## WORK TO COMPLETE
Transcribe the full listing exactly, and drop every picture.

————

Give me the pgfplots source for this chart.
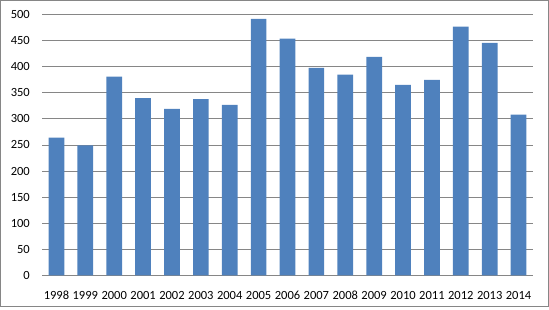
\documentclass[border=0pt]{standalone}
\usepackage{fontspec}
\setmainfont{Carlito}
\usepackage{pgfplots}
\pgfplotsset{compat=1.18}
\definecolor{barblue}{HTML}{4F81BD}
\definecolor{gridgray}{HTML}{868686}
\begin{document}
\begin{tikzpicture}
\useasboundingbox (0,0) rectangle (549bp,310bp);
\draw[gridgray, line width=1bp] (0.5bp,3.5bp) rectangle (548bp,309.5bp);
\begin{axis}[
  at={(42bp,34.7bp)}, anchor=south west,
  scale only axis,
  width=491bp, height=260.7bp,
  xmin=-0.5, xmax=16.5,
  ymin=0, ymax=500,
  ytick={0,50,...,500},
  xtick=data,
  xticklabels={1998,1999,2000,2001,2002,2003,2004,2005,2006,2007,2008,2009,2010,2011,2012,2013,2014},
  ybar, bar width=15.7bp,
  axis line style={draw=none},
  tick style={draw=none},
  ymajorgrids,
  major grid style={gridgray, line width=0.9bp},
  ticklabel style={font=\fontsize{12.5bp}{14bp}\selectfont, inner sep=0pt},
  yticklabel style={anchor=east, xshift=-12bp},
  xticklabel style={anchor=north, yshift=-11.5bp},
  /pgf/number format/assume math mode=true,
  clip=false,
]
\addplot[fill=barblue, draw=none] coordinates {
(0,264) (1,249) (2,381) (3,340) (4,319) (5,338) (6,327) (7,492)
(8,454) (9,398) (10,385) (11,419) (12,365) (13,375) (14,477) (15,446) (16,308)};
\end{axis}
\end{tikzpicture}
\end{document}
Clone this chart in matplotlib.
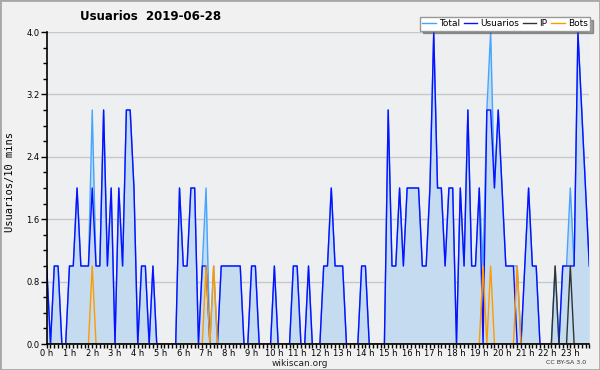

————

## SOLUTION
Give me the pgfplots source for this chart.
\documentclass[border=0pt]{standalone}
\usepackage{fontspec}
\setmainfont{Carlito}
\usepackage{pgfplots}
\pgfplotsset{compat=1.18}
\definecolor{barblue}{HTML}{4F81BD}
\definecolor{gridgray}{HTML}{868686}
\begin{document}
\begin{tikzpicture}
\useasboundingbox (0,0) rectangle (549bp,310bp);
\draw[gridgray, line width=1bp] (0.5bp,3.5bp) rectangle (548bp,309.5bp);
\begin{axis}[
  at={(42bp,34.7bp)}, anchor=south west,
  scale only axis,
  width=491bp, height=260.7bp,
  xmin=-0.5, xmax=16.5,
  ymin=0, ymax=500,
  ytick={0,50,...,500},
  xtick=data,
  xticklabels={1998,1999,2000,2001,2002,2003,2004,2005,2006,2007,2008,2009,2010,2011,2012,2013,2014},
  ybar, bar width=15.7bp,
  axis line style={draw=none},
  tick style={draw=none},
  ymajorgrids,
  major grid style={gridgray, line width=0.9bp},
  ticklabel style={font=\fontsize{12.5bp}{14bp}\selectfont, inner sep=0pt},
  yticklabel style={anchor=east, xshift=-12bp},
  xticklabel style={anchor=north, yshift=-11.5bp},
  /pgf/number format/assume math mode=true,
  clip=false,
]
\addplot[fill=barblue, draw=none] coordinates {
(0,264) (1,249) (2,381) (3,340) (4,319) (5,338) (6,327) (7,492)
(8,454) (9,398) (10,385) (11,419) (12,365) (13,375) (14,477) (15,446) (16,308)};
\end{axis}
\end{tikzpicture}
\end{document}
Clone this chart in matplotlib.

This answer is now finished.